Publication: The Journal of Urology, Volume 195, Issue 1, January 2016, Pages 162-167


Although nocturnal polyuria in patients with monosymptomatic enuresis can largely be explained by the decreased nocturnal vasopressin secretion hypothesis, other circadian rhythms in the kidney also seem to have a role. We recently documented an absent day/night rhythm in a subgroup of desmopressin refractory cases. We explore the importance of abnormal circadian rhythm of glomerular filtration and tubular (sodium, potassium) parameters in patients with monosymptomatic enuresis.

Materials and Methods
In this retrospective study of a tertiary enuresis population we collected data subsequent to a standardized screening (International Children’s Continence Society questionnaire), 14-day diary for nocturnal enuresis and diuresis, and 24-hour concentration profile. The study population consisted of 139 children with nocturnal enuresis who were 5 years or older. Children with nonmonosymptomatic nocturnal enuresis were used as controls.

There was a maintained circadian rhythm of glomerular filtration, sodium, osmotic excretion and diuresis rate in children with monosymptomatic and nonmonosymptomatic nocturnal enuresis, and there was no difference between the 2 groups. Secondary analysis revealed that in patients with nocturnal polyuria (with monosymptomatic or nonmonosymptomatic nocturnal enuresis) circadian rhythm of glomerular filtration, sodium and osmotic excretion, and diuresis rate was diminished in contrast to those without nocturnal polyuria (p <0.001).
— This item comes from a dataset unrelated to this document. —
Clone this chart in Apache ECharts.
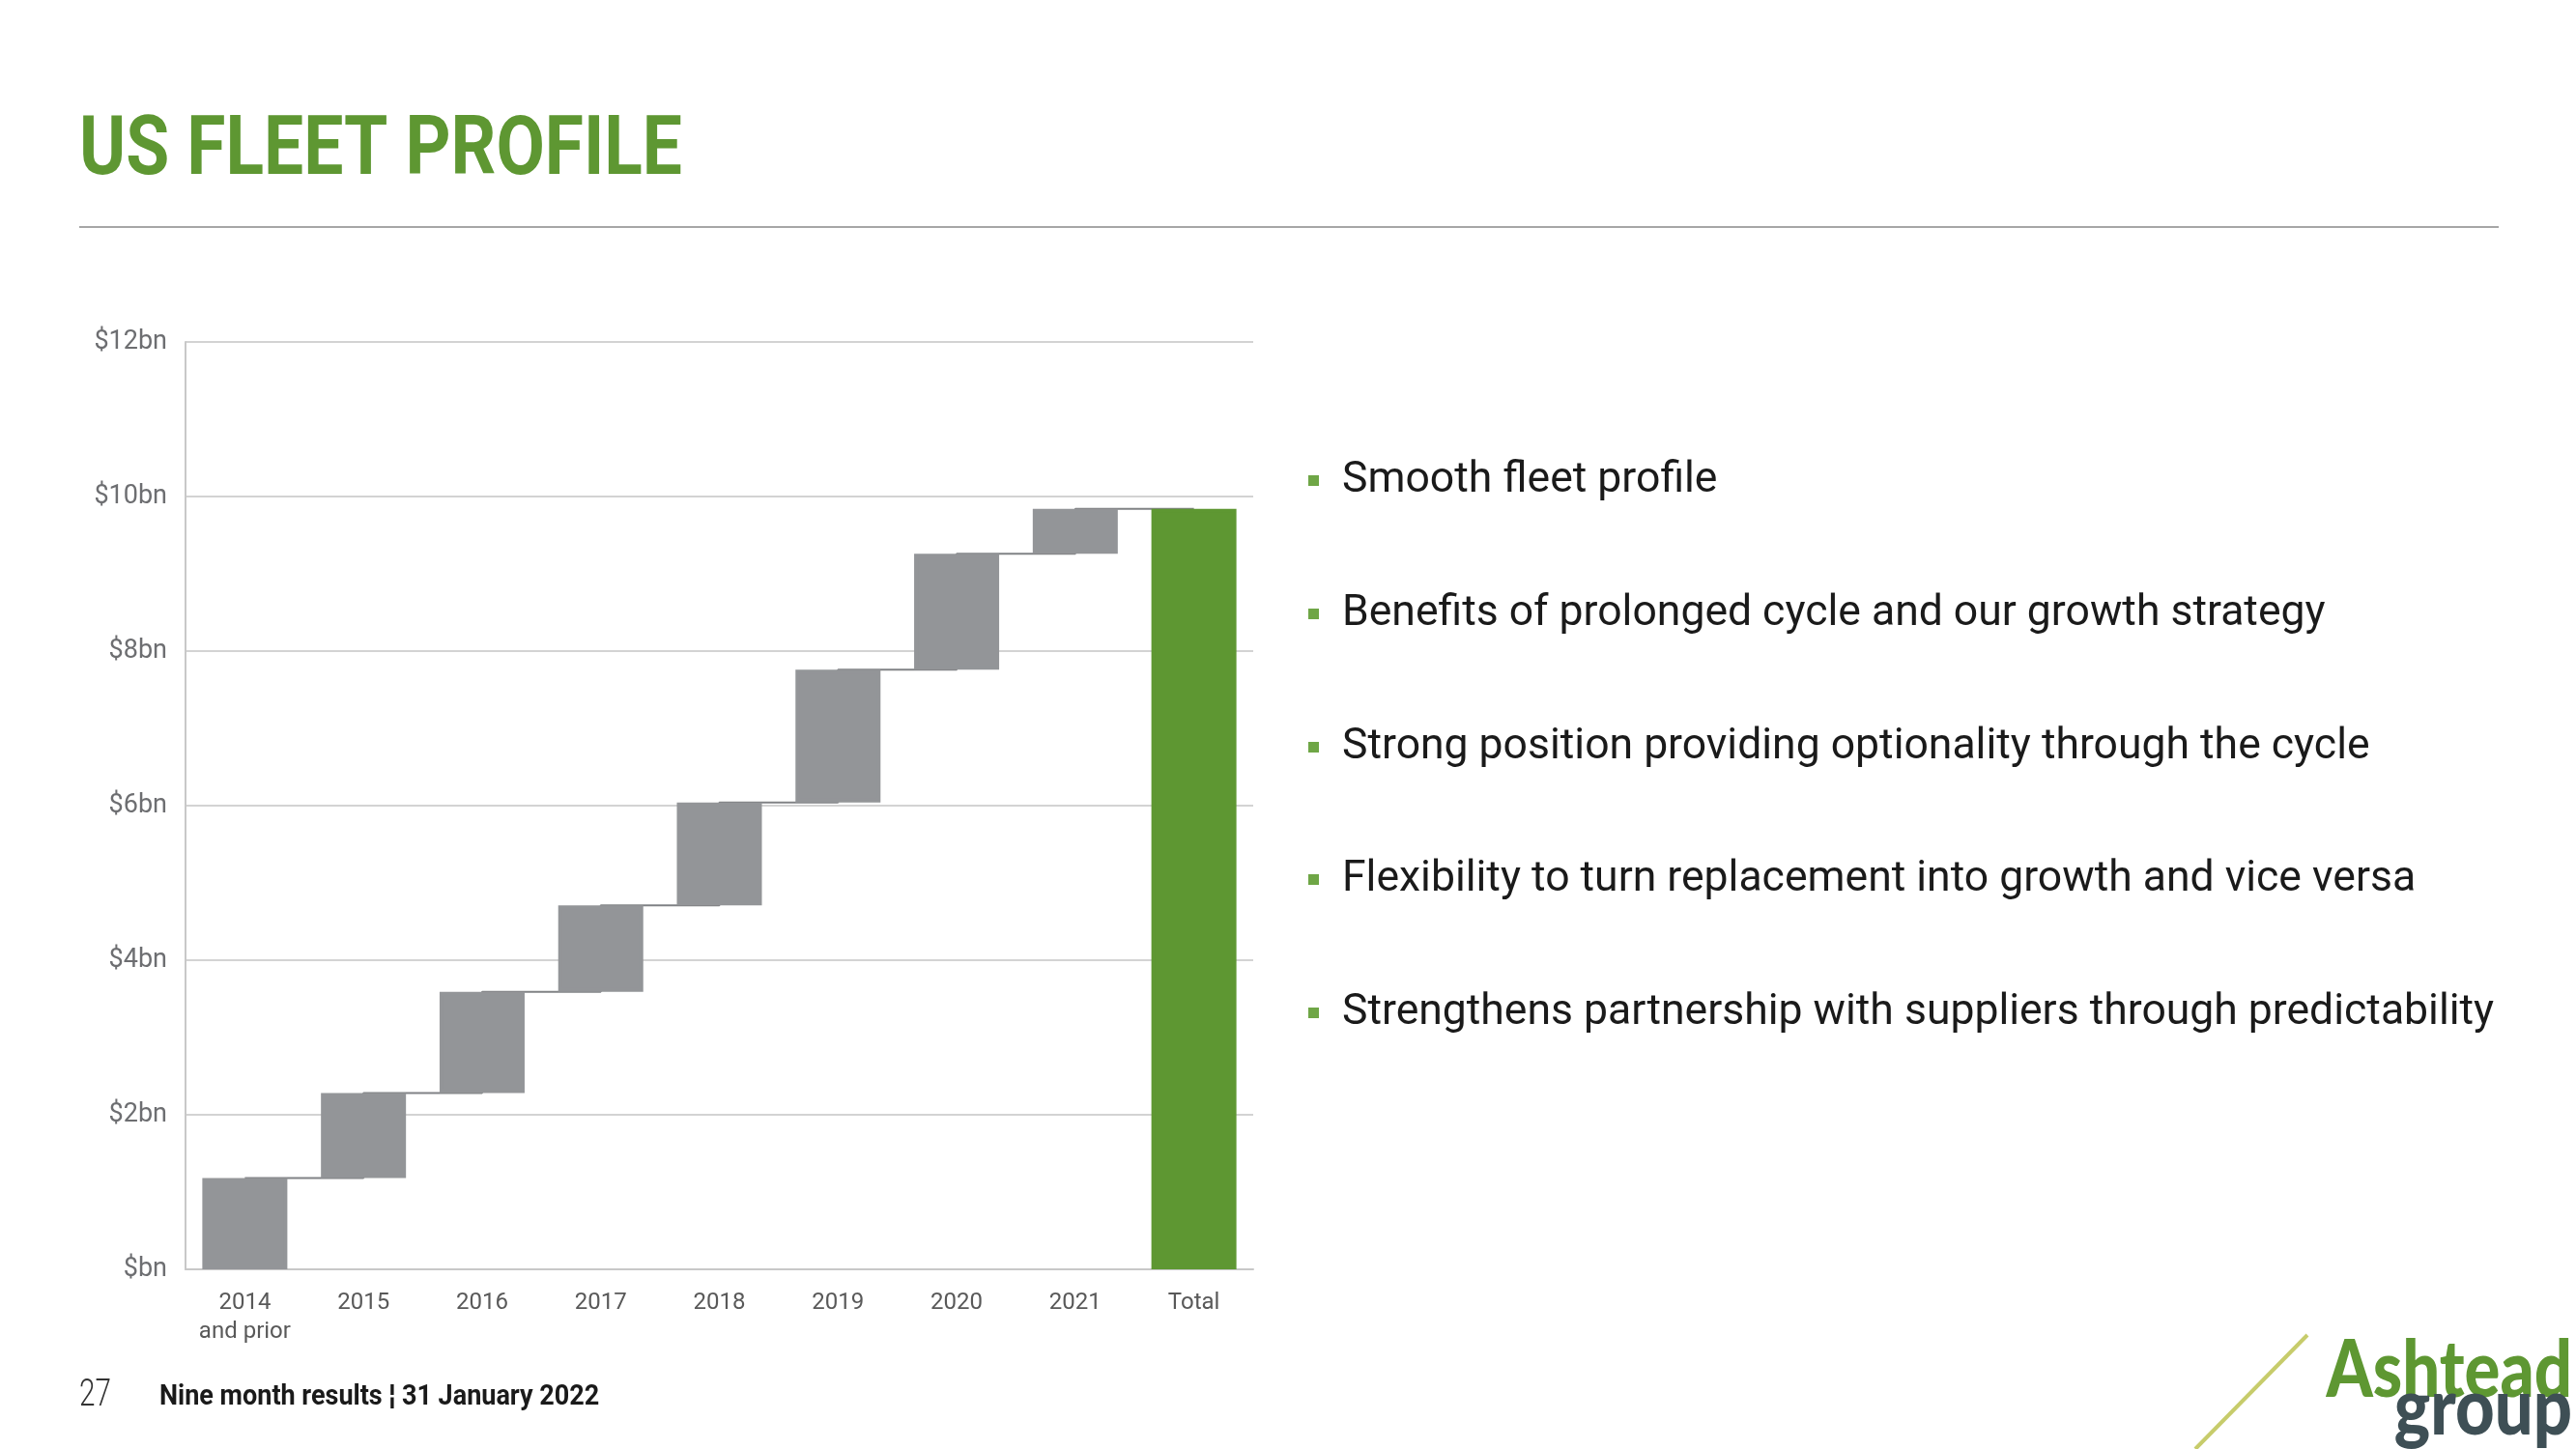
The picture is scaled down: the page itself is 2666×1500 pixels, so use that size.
<!DOCTYPE html>
<html>
<head>
<meta charset="utf-8">
<script src="https://cdn.jsdelivr.net/npm/echarts@6/dist/echarts.min.js"></script>
<style>
html,body{margin:0;padding:0;background:#fff;}
#chart{width:2666px;height:1500px;}
</style>
</head>
<body>
<div id="chart"></div>
<script>
// ---- data ----
const categories = ['2014\nand prior', '2015', '2016', '2017', '2018', '2019', '2020', '2021', 'Total'];
// running total at the end of each column ($bn)
const runningTotal = [1.18, 2.28, 3.59, 4.71, 6.04, 7.76, 9.26, 9.84, 9.84];
// which columns are the total column
const isTotal = [false, false, false, false, false, false, false, false, true];
const yTicks = [0, 2, 4, 6, 8, 10, 12];
const bullets = [
  'Smooth fleet profile',
  'Benefits of prolonged cycle and our growth strategy',
  'Strong position providing optionality through the cycle',
  'Flexibility to turn replacement into growth and vice versa',
  'Strengthens partnership with suppliers through predictability'
];
const titleText = 'US FLEET PROFILE';
const pageNumber = '27';
const footerText = 'Nine month results \u00A6 31 January 2022';

// ---- build waterfall from the running totals ----
const baseData = runningTotal.map((v, i) => (i === 0 || isTotal[i]) ? 0 : runningTotal[i - 1]);
const stepData = runningTotal.map((v, i) => +(v - baseData[i]).toFixed(3));

const GRAY = '#939598';
const GREEN = '#5e9732';

const chart = echarts.init(document.getElementById('chart'), null, {renderer: 'canvas'});

const bulletY = [498, 636, 774, 911, 1049];
const graphics = [
  {type: 'text', x: 82, y: 159, scaleX: 0.86, style: {text: titleText, font: 'bold 85px Roboto', fill: '#5e9732', verticalAlign: 'middle', align: 'left'}},
  {type: 'rect', shape: {x: 82, y: 234, width: 2504, height: 2}, style: {fill: '#a6a6a6'}},
  {type: 'text', x: 82, y: 1445, scaleX: 0.78, style: {text: pageNumber, font: '300 38px Roboto', fill: '#333', verticalAlign: 'middle'}},
  {type: 'text', x: 165, y: 1446, scaleX: 0.9, style: {text: footerText, font: 'bold 30px Roboto', fill: '#1a1a1a', verticalAlign: 'middle'}},
  {type: 'line', shape: {x1: 2272, y1: 1500, x2: 2388, y2: 1382}, style: {stroke: '#c7cc6b', lineWidth: 4}},
  {type: 'text', x: 2662, y: 1420, scaleX: 0.84, style: {text: 'Ashtead', font: '900 82px Lato', fill: '#5e9732', verticalAlign: 'middle', align: 'right'}},
  {type: 'text', x: 2662, y: 1459, scaleX: 0.86, style: {text: 'group', font: '900 82px Lato', fill: '#3e4f55', verticalAlign: 'middle', align: 'right'}}
];
bullets.forEach((b, i) => {
  graphics.push({type: 'rect', shape: {x: 1354, y: bulletY[i] - 6, width: 11, height: 11}, style: {fill: '#6fa646'}});
  graphics.push({type: 'text', x: 1389, y: bulletY[i], style: {text: b, font: '44.5px Roboto', fill: '#1a1a1a', verticalAlign: 'middle'}});
});

chart.setOption({
  animation: false,
  backgroundColor: '#ffffff',
  grid: {left: 192, top: 354, width: 1105, height: 960, containLabel: false},
  xAxis: {
    type: 'category',
    data: categories,
    boundaryGap: true,
    axisLine: {show: true, lineStyle: {color: '#c8c8c8', width: 2}},
    axisTick: {show: false},
    axisLabel: {color: '#595959', fontFamily: 'Roboto', fontSize: 24, lineHeight: 30, margin: 20, interval: 0}
  },
  yAxis: {
    type: 'value',
    min: yTicks[0],
    max: yTicks[yTicks.length - 1],
    interval: yTicks[1] - yTicks[0],
    axisLine: {show: true, lineStyle: {color: '#c8c8c8', width: 2}},
    axisTick: {show: false},
    splitLine: {show: true, lineStyle: {color: '#d3d3d3', width: 2}},
    axisLabel: {color: '#6d6e71', fontFamily: 'Roboto', fontSize: 27, margin: 19, formatter: v => v === 0 ? '$bn' : '$' + v + 'bn'}
  },
  series: [
    {
      name: 'connector', type: 'line', step: 'end', data: runningTotal,
      symbol: 'none', z: 1, silent: true,
      lineStyle: {color: '#808285', width: 2}
    },
    {
      name: 'base', type: 'bar', stack: 'wf', data: baseData, barWidth: 88, z: 2,
      itemStyle: {color: 'rgba(0,0,0,0)', borderWidth: 0}, silent: true
    },
    {
      name: 'value', type: 'bar', stack: 'wf', barWidth: 88, z: 3,
      data: stepData.map((v, i) => ({
        value: v,
        itemStyle: {color: isTotal[i] ? GREEN : GRAY, borderColor: isTotal[i] ? GREEN : GRAY, borderWidth: 4}
      }))
    }
  ],
  graphic: graphics
});
</script>
</body>
</html>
Circadian rhythm of the kidney does not differ between patients with nonmonosymptomatic and monosymptomatic enuresis. However, the subgroup with enuresis and nocturnal polyuria has a diminished circadian rhythm of nocturnal diuresis, sodium excretion and glomerular filtration in contrast to children without nocturnal polyuria. This observation cannot be explained by the vasopressin theory alone.
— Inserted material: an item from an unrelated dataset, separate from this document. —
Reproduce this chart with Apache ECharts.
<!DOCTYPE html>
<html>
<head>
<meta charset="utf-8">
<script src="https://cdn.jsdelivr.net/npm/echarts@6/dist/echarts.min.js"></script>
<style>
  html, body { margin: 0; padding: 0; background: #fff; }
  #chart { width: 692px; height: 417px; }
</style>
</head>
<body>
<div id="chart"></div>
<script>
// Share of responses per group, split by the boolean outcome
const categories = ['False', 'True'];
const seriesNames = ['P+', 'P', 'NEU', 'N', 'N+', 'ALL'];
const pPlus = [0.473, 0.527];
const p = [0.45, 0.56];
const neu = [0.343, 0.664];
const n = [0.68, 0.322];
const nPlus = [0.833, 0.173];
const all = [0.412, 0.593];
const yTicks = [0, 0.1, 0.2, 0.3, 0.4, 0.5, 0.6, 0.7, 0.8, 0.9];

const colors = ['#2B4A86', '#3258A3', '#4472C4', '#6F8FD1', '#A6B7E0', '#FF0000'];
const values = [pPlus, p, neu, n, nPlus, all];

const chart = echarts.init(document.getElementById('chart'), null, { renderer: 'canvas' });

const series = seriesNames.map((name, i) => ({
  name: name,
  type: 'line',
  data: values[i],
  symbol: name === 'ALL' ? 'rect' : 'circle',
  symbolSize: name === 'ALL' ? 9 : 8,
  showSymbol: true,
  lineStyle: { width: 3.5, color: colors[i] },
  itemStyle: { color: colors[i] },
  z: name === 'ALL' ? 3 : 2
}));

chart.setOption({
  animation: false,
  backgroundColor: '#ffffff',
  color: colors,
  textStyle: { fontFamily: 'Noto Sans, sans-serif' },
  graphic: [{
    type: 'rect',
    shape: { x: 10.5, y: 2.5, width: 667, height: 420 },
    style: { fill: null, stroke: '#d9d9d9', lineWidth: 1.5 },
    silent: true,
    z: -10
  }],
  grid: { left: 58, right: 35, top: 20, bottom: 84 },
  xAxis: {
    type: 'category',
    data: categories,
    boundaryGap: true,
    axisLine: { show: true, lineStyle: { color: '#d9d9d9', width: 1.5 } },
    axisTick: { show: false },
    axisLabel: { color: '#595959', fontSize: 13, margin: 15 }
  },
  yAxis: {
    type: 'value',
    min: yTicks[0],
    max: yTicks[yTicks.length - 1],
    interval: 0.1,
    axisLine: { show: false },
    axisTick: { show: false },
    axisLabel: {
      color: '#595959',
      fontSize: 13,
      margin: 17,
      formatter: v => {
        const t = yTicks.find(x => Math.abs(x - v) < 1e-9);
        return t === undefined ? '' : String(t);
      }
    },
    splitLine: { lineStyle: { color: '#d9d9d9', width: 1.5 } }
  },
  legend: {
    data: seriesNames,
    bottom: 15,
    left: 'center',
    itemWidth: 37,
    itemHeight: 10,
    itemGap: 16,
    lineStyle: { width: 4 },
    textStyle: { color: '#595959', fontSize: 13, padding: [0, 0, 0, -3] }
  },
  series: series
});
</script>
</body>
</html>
Is the pathophysiology of bedwetting children all the same? Probably not, and more specifically when we look into the circadian rhythm of urine excretion, it seems that there are different categories and it can not be explained by a vasopressin disorder alone. In this study, the 24hr urine of 139 children (mean age was 8-9yrs) was collected at home in 8 different portions and analysed. The urine osmolality was increased in the group of children who had nocturnal polyuria as well as in the group with normal nocturnal diuresis. Of course, the children with a nocturnal polyuria had a significantly higher diuresis rate at night, but also a higher osmotic and sodium excretion coppared with children with normal nocturnal diuresis. The authors conclude that it is not possible to explain this observation by a vasopressin disorder alone, since there is an effect not only on diuresis but also on osmotic excretion.